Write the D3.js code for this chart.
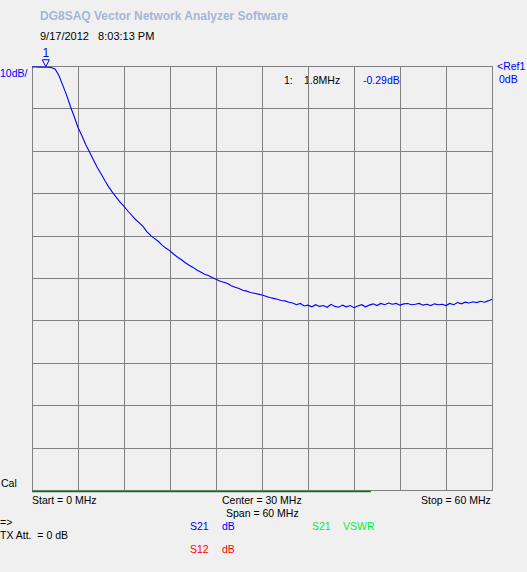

==

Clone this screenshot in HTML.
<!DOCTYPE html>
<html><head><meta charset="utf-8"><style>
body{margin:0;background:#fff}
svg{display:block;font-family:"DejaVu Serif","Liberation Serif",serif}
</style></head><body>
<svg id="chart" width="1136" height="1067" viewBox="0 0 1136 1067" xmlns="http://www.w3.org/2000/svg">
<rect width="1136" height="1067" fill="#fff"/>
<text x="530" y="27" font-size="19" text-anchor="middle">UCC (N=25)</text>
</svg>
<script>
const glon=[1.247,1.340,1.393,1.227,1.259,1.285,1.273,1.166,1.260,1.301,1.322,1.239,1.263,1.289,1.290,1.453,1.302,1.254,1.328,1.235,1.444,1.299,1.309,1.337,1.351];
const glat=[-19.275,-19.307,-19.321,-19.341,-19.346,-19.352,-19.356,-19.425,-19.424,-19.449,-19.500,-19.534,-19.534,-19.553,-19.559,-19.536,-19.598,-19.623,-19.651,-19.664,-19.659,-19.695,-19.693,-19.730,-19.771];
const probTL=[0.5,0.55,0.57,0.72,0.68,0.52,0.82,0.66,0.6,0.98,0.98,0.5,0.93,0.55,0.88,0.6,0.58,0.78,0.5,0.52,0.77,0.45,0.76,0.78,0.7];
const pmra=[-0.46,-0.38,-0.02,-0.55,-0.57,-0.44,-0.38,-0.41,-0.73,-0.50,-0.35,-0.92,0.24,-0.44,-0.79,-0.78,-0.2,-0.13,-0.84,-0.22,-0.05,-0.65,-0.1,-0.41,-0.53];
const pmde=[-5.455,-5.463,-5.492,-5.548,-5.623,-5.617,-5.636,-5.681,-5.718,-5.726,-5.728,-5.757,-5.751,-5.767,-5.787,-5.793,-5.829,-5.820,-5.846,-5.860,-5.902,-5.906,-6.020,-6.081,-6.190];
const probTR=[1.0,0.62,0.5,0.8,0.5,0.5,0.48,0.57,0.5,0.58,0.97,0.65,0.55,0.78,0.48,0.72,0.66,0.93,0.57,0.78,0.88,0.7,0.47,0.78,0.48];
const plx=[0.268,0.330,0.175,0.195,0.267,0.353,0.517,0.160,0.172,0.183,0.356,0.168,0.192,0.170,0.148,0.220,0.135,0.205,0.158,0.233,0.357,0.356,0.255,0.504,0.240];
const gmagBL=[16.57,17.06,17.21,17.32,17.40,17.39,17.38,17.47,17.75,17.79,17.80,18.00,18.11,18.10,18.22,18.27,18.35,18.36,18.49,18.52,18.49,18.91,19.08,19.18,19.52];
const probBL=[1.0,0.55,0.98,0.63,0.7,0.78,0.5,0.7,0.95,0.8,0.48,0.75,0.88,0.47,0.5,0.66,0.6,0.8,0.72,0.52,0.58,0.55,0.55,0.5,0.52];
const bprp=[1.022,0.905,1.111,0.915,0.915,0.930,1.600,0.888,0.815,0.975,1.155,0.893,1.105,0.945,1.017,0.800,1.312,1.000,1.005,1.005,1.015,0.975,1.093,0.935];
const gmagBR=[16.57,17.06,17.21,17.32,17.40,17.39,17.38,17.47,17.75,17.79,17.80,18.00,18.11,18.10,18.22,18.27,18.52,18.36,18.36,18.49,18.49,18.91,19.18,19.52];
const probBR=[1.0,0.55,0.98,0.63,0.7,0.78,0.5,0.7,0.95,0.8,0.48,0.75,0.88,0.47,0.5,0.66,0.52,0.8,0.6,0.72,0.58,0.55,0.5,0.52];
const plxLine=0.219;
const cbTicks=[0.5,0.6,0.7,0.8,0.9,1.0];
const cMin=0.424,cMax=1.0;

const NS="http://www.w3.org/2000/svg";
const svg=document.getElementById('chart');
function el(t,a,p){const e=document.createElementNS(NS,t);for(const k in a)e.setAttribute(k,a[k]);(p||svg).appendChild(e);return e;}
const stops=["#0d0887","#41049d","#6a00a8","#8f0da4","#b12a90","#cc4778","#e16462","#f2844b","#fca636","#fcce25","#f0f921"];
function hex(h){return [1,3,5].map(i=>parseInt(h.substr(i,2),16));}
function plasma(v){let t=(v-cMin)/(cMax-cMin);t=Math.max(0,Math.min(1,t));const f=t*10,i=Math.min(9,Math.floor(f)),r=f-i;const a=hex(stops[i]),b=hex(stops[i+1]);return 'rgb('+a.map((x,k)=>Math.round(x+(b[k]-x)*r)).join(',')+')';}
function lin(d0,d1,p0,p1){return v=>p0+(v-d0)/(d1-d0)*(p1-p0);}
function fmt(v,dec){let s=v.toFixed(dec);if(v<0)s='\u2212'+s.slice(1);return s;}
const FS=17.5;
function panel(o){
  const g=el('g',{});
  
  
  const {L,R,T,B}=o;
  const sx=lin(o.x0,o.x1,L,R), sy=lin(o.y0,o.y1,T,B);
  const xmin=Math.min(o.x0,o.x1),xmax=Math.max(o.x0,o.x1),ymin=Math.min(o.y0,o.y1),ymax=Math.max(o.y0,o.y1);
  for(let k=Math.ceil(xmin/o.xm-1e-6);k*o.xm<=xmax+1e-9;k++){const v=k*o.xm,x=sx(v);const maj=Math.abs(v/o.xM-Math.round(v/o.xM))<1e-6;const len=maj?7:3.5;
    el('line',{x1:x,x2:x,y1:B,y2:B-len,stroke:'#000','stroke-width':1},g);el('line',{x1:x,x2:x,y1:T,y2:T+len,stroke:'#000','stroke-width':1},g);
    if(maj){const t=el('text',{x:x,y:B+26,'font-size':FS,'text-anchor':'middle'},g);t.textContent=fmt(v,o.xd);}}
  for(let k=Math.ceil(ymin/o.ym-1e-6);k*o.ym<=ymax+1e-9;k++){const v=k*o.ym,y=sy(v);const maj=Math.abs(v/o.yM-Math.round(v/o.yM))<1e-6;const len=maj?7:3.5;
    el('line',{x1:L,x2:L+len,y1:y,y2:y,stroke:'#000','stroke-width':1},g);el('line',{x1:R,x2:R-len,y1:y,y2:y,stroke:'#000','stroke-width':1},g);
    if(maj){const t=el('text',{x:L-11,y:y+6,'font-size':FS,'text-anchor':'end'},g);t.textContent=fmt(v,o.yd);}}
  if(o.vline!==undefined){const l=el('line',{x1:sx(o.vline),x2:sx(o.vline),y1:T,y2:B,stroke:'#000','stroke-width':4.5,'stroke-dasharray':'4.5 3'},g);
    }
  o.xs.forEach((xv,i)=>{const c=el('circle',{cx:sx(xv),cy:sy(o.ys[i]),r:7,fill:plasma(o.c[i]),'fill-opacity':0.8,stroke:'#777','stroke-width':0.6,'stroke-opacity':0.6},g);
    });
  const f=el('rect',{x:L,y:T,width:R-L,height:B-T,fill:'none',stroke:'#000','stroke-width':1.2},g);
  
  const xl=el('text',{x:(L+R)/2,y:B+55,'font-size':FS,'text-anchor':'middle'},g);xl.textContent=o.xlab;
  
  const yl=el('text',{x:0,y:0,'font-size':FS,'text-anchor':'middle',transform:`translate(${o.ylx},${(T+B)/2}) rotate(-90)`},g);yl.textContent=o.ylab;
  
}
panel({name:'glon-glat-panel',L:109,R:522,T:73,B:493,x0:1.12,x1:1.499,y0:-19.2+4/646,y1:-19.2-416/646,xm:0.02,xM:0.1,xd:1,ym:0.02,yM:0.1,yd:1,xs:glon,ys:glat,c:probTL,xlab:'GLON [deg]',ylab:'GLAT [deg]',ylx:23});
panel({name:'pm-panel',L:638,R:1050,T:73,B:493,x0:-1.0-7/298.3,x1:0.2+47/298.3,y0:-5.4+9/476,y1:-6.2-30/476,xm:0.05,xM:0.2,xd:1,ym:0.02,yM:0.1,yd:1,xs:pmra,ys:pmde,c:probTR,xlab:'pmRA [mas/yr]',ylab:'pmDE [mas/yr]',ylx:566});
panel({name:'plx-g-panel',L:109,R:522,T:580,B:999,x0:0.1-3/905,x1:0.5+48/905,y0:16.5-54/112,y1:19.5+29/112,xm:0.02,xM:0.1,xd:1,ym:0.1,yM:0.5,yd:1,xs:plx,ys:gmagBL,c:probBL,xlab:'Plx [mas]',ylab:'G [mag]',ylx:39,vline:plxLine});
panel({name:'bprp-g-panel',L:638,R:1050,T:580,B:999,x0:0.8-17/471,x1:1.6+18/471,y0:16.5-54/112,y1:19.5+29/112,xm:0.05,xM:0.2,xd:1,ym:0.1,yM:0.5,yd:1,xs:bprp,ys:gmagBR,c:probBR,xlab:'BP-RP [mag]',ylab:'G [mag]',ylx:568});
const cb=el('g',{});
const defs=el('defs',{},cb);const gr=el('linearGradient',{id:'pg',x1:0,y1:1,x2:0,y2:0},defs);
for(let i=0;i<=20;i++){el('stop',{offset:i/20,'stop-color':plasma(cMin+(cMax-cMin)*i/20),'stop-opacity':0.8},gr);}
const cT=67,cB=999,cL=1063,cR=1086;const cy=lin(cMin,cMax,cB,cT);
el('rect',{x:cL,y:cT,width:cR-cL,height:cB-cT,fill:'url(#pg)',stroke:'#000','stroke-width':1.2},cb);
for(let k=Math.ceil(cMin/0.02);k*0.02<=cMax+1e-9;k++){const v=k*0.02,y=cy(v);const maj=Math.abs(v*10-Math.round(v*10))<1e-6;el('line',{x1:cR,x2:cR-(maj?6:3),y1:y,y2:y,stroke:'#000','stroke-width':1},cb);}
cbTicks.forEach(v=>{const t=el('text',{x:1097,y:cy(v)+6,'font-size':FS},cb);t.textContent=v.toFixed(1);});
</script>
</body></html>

--

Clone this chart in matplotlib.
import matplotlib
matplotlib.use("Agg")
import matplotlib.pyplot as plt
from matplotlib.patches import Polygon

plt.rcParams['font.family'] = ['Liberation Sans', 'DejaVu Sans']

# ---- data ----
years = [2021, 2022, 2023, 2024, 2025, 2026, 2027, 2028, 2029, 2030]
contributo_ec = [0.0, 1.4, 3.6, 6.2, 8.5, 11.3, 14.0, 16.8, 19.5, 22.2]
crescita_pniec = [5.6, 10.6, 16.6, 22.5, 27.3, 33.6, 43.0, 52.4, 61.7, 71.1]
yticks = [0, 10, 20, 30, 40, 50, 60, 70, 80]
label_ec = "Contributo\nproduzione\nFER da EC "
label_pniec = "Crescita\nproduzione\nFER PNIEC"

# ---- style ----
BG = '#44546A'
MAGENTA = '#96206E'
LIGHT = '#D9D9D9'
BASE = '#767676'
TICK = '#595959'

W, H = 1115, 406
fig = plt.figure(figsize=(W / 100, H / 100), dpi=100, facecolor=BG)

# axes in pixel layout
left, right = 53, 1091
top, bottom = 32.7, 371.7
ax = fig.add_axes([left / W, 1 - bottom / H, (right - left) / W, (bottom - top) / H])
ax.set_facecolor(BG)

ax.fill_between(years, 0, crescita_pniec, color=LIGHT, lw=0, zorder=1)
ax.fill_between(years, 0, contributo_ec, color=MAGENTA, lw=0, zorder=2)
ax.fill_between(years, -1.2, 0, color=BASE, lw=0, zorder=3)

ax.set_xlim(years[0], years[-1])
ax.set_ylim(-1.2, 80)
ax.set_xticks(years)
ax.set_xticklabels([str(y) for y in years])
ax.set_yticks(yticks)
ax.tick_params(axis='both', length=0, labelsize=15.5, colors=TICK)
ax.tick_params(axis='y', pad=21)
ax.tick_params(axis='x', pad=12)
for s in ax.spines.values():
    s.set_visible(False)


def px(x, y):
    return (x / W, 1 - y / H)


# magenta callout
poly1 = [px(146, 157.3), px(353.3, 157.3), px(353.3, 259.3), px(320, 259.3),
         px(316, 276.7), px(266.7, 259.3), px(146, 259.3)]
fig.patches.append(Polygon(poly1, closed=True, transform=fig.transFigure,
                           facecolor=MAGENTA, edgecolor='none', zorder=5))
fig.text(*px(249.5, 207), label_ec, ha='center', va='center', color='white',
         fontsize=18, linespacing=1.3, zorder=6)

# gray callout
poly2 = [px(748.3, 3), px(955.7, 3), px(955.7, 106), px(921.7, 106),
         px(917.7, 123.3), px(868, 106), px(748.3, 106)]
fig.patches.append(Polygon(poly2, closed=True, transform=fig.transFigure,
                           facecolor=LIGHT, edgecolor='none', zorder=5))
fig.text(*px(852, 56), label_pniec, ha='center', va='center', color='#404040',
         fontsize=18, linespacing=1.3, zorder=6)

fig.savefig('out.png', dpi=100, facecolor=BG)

EXERCISE
Show each line of the listing that holds the string "matplotlib".

THE RESULT
Clone this chart in matplotlib.
import matplotlib
matplotlib.use("Agg")
import matplotlib.pyplot as plt
from matplotlib.patches import Polygon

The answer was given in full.